Quando olhamos o quadro geral da pandemia Covid-19, vemos que o mundo ainda tem enormes dificuldades de combate à doença. Américas e Europa, segundo a Organização Mundial de Saúde (OMS), continuam sendo os grandes focos e caminham em diferentes proporções para a terceira onda. A Índia e o representante asiático enfrentam maiores desafios, com um número crescente de mortes, incluindo uma nova cepa do vírus.

Mas o que significa o termo “onda”, frequentemente usado por técnicos e pela imprensa? Trata-se, fundamentalmente, do recrudescimento da doença com o aumento de contaminados e mortes. Propomo-nos a fazer um resumo das razões, embora reconhecendo que sejam muitas.

Cada país, por suas peculiaridades, definiu estratégias próprias para o enfrentamento da pandemia. As regras práticas de uso de máscara e álcool em gel, distanciamento social e medidas como lockdown e quarentena variaram bastante de um lugar para outro, em função das decisões políticas - frutos dos cálculos econômicos e das pressões resultantes dos representantes do comércio e da indústria.

É sabido, porém, que as medidas citadas no período anterior à vacina funcionaram, reduzindo a propagação da Covid-19 e freando o número de óbitos. Ora, a esta diminuição seguiu-se a gradativa reabertura das atividades econômicas. Uma espécie de efeito psicológico da descompressão, especialmente em nosso país, levou as pessoas a agirem como se a pandemia estivesse acabando.

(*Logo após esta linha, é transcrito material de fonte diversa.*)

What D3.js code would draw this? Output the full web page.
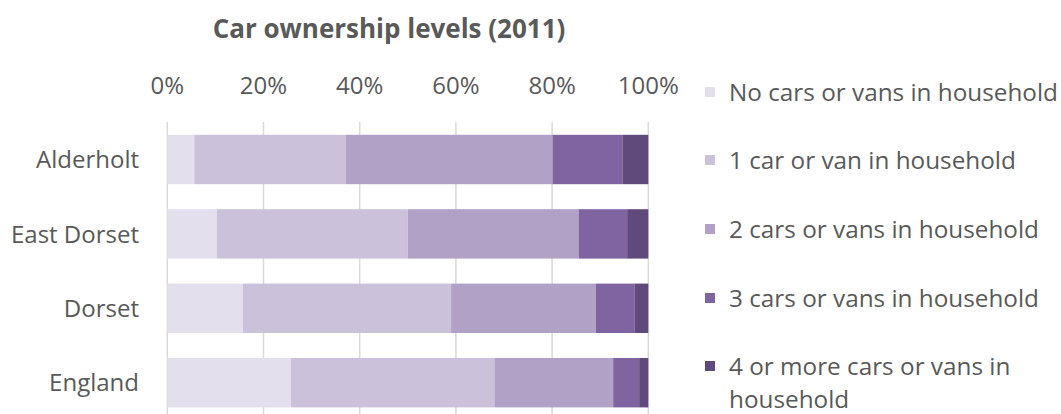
<!DOCTYPE html>
<html>
<head>
<meta charset="utf-8">
<script src="https://cdn.jsdelivr.net/npm/d3@7"></script>
<style>
  body { margin: 0; background: #fff; }
  svg text { font-family: "Open Sans", sans-serif; fill: #595959; }
  .title { font-weight: bold; font-size: 26px; }
  .tick-label, .cat-label { font-size: 24px; }
  .legend-label { font-size: 24.3px; }
  .grid { stroke: #d9d9d9; stroke-width: 1.5; }
</style>
</head>
<body>
<script>
// Car ownership levels (2011), share of households
var categories = ["Alderholt", "East Dorset", "Dorset", "England"];
var seriesNames = [
    "No cars or vans in household",
    "1 car or van in household",
    "2 cars or vans in household",
    "3 cars or vans in household",
    "4 or more cars or vans in household"
];
var noCars   = [5.6, 10.3, 15.7, 25.7];
var oneCar   = [31.5, 39.7, 43.3, 42.3];
var twoCars  = [43.0, 35.5, 30.1, 24.7];
var threeCars = [14.5, 10.1, 8.1, 5.4];
var fourPlus = [5.4, 4.4, 2.8, 1.9];
var tickValues = [0, 0.2, 0.4, 0.6, 0.8, 1];
var colors = ["#e4dfec", "#ccc1da", "#b2a1c7", "#8064a2", "#604a7b"];

var w = 1061, h = 414;

var svg = d3.select("body").append("svg")
    .attr("width", w)
    .attr("height", h);

// build rows for the stack, normalised to 100%
var seriesValues = [noCars, oneCar, twoCars, threeCars, fourPlus];
var rows = categories.map(function(c, i) {
    var row = { cat: c };
    var total = 0;
    seriesValues.forEach(function(s) { total += s[i]; });
    seriesValues.forEach(function(s, k) { row[k] = s[i] / total; });
    return row;
});
var stack = d3.stack().keys(d3.range(seriesNames.length));
var layers = stack(rows);

var x = d3.scaleLinear().domain([0, 1]).range([167.3, 648.3]);
var y = d3.scaleBand().domain(categories).range([122.3, 419.9])
    .paddingInner(0.336).paddingOuter(0.168);

// title
svg.append("text")
    .attr("class", "title")
    .attr("x", 389)
    .attr("y", 38)
    .attr("text-anchor", "middle")
    .text("Car ownership levels (2011)");

// gridlines
svg.append("g").selectAll("line")
    .data(tickValues)
    .enter().append("line")
    .attr("class", "grid")
    .attr("x1", function(d) { return x(d); })
    .attr("x2", function(d) { return x(d); })
    .attr("y1", 122)
    .attr("y2", 420);

// top axis labels
svg.append("g").selectAll("text")
    .data(tickValues)
    .enter().append("text")
    .attr("class", "tick-label")
    .attr("x", function(d) { return x(d); })
    .attr("y", 94)
    .attr("text-anchor", "middle")
    .text(d3.format(".0%"));

// bars
svg.append("g").selectAll("g")
    .data(layers)
    .enter().append("g")
    .attr("fill", function(d, k) { return colors[k]; })
    .selectAll("rect")
    .data(function(d) { return d; })
    .enter().append("rect")
    .attr("x", function(d) { return x(d[0]); })
    .attr("width", function(d) { return x(d[1]) - x(d[0]); })
    .attr("y", function(d) { return y(d.data.cat); })
    .attr("height", y.bandwidth());

// category labels
svg.append("g").selectAll("text")
    .data(categories)
    .enter().append("text")
    .attr("class", "cat-label")
    .attr("x", 139)
    .attr("y", function(d) { return y(d) + y.bandwidth() / 2; })
    .attr("dy", "0.36em")
    .attr("text-anchor", "end")
    .text(function(d) { return d; });

// legend
var legendY = [92, 160, 229, 298, 366];
var legend = svg.append("g").selectAll("g")
    .data(seriesNames)
    .enter().append("g")
    .attr("transform", function(d, k) { return "translate(705," + legendY[k] + ")"; });

legend.append("rect")
    .attr("x", 0)
    .attr("y", -5)
    .attr("width", 10)
    .attr("height", 10)
    .attr("fill", function(d, k) { return colors[k]; });

legend.append("text")
    .attr("class", "legend-label")
    .attr("x", 24)
    .attr("y", 0)
    .attr("dy", "0.35em")
    .each(function(d) {
        var t = d3.select(this);
        if (d.length > 30) {
            // wrap long label the way the original does
            t.append("tspan").attr("x", 24).text("4 or more cars or vans in");
            t.append("tspan").attr("x", 24).attr("dy", "1.38em").text("household");
        } else {
            t.text(d);
        }
    });
</script>
</body>
</html>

O aumento natural de mais contaminados configura-se como uma onda, um novo momento da doença, um retorno associado a novas variantes mais agressivas e, aparentemente, de mais rápida infecção. Entre os pesquisadores, entretanto, tem-se ouvido, com muita frequência, que, devido à relativa proteção da vacina, há total necessidade de manter as medidas iniciais: uso de máscara, constante assepsia das mãos e - motivo de debate e politização - limitação das atividades econômicas, deslocamento de pessoas etc.

O Brasil, segundo o diretor-executivo de emergências da Organização Mundial da Saúde (OMS), Mike Ryan, começava a entrar em uma quarta onda, ainda no início de março, ao que ele chamou de tragédia. A verdade é que não há consenso quanto ao momento em que uma onda inicia ou termina. Entretanto, os números mostram um repique de novos casos no país. Mesmo que o número de mortes diárias tenha diminuído substancialmente, ainda continua sendo catastrófico.

Um fato incontestável é o quadro emocional e psicológico nas pessoas comuns. Os médicos que não estão na linha de frente dos tratamentos de Covid-19 têm recebido um número expressivo de pessoas com queixa de fadiga e estresse.  Tudo se agrava diante da incerteza e do medo da própria doença e dos prejuízos pessoais resultantes das medidas a que todos estão submetidos. Esta é uma epidemia dentro da pandemia. Fato que foi previsto pela própria OMS e pelos especialistas em saúde mental ao redor do mundo. 

Tudo isso me faz lembrar do capitão Ahab que, no leme do navio Pequod, singra as águas determinado a acabar com o motivo dos seus males, na monumental obra de Melville. Mas, ao contrário da verve vingativa do protagonista de Moby Dick, precisamos ser capitaneados pela crença de um mundo livre, sem ondas de pavor, sem desespero e sem morte.

Se estamos às voltas com ondas de recrudescimento da doença, ou seja, do retorno da pandemia com maior intensidade, podemos adotar - como antídoto – além da necessária e urgente vacina, as ondas da esperança, do ânimo e do otimismo. São elas que banharam a praia da existência da humanidade, mesmo nas maiores turbulências. Mesmo os náufragos, por instinto de sobrevivência, precisam acreditar que, em algum lugar, há uma taboa de salvação.  

Natalino Salgado Filho
Médico Nefrologista, Reitor da UFMA, Titular da Academia Nacional de Medicina, Academia de Letras do MA e da Academia Maranhense de Medicina.